Sauf que, le 28 mars 2011, c’est Ola Jason qui écope du rôle du méchant. Ce jour-là, il est arrêté pour possession de cocaïne. « Les policiers se sont jetés sur moi, et comme je me suis débattu ils m’ont frappé avec des bâtons. Je ne me suis calmé que lorsque l’un d’entre eux a pointé son arme sur ma tempe », se souvient Ola.

Victime d’erreur judiciaire

Il passe deux ans en prison avant d’être libéré sous caution, puis est acquitté en 2017. Ola assure que les policiers l’ont pris pour un autre – sous-entendu pour un autre Africain et estime avoir été victime d’une erreur judiciaire.

« Le juge lui a laissé le bénéfice du doute, c’est tout », explique son avocat, qui ne masque pas son antipathie pour son ancien client, qu’il croit coupable. Qu’importe. On se laisse volontiers convaincre par la candeur du personnage.
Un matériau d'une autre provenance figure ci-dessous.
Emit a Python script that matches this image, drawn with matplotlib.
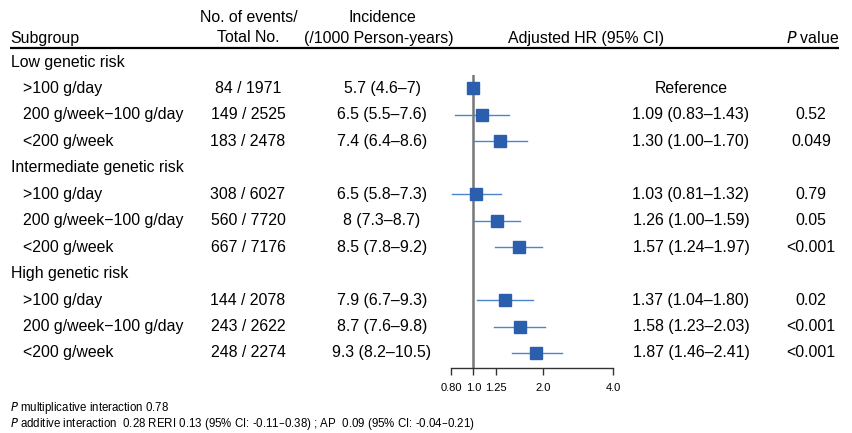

Une candeur qui, on ne sait comment, a résisté à la dureté de la vie carcérale. « En prison, pour tenir bon, je me répétais que Dieu savait ce qu’il faisait. Et puis je voulais connaître le dénouement de l’histoire », lâche-t-il dans un éclat de rire.

Après la prison, le début de carrière

À sa sortie de prison, Jason travaille dans des call centers, se lance dans une activité de coiffeur… En 2014, alors qu’il se promène dans un centre commercial, il est repéré par un agent.

Il commence par faire de la figuration dans un docufiction, apparaît dans de plus grosses productions bollywoodiennes, puis tamoules. En février 2017, il décroche un second rôle dans le long-métrage Carry On Kesar.

Il n’a passé aucune audition. Vipul Mehta, le réalisateur, a vu sa photo et a tout de suite su que le rôle était pour lui. « Un ami m’a confirmé qu’Ola était un bon acteur, et lorsque je l’ai appelé j’ai senti qu’il avait une grande confiance en lui », explique le cinéaste.

« Je voudrais montrer au monde ce qui se passe ici et j’aimerais proposer le rôle du militant antiraciste à Aamir Khan »

Loin des plateaux de Bombay, Ola Jason se rend donc à Gonda, dans le Gujarat, où est tourné ce film. Une partie des dialogues est en langue gujaratie ? Il apprend son texte en phonétique. Il faut exécuter une danse régionale ? Cela ne l’arrête pas non plus.

« Il pouvait à peine marcher dans sa kurta et son dhoti, et pourtant il a réussi à danser, nous avons tous beaucoup ri », se souvient Vipul Mehta, qui considère désormais Ola Jason comme un ami.

Lorsqu’il ne joue pas lui-même, Ola recrute des figurants. Mais ce qui lui tient le plus à cœur pour le moment, c’est de réaliser un film sur sa propre histoire.

« Je voudrais montrer au monde ce qui se passe ici et j’aimerais proposer le rôle du militant antiraciste à Aamir Khan », explique Ola Jason, qui, malgré toutes ses mésaventures, n’a jamais cessé de croire au happy end.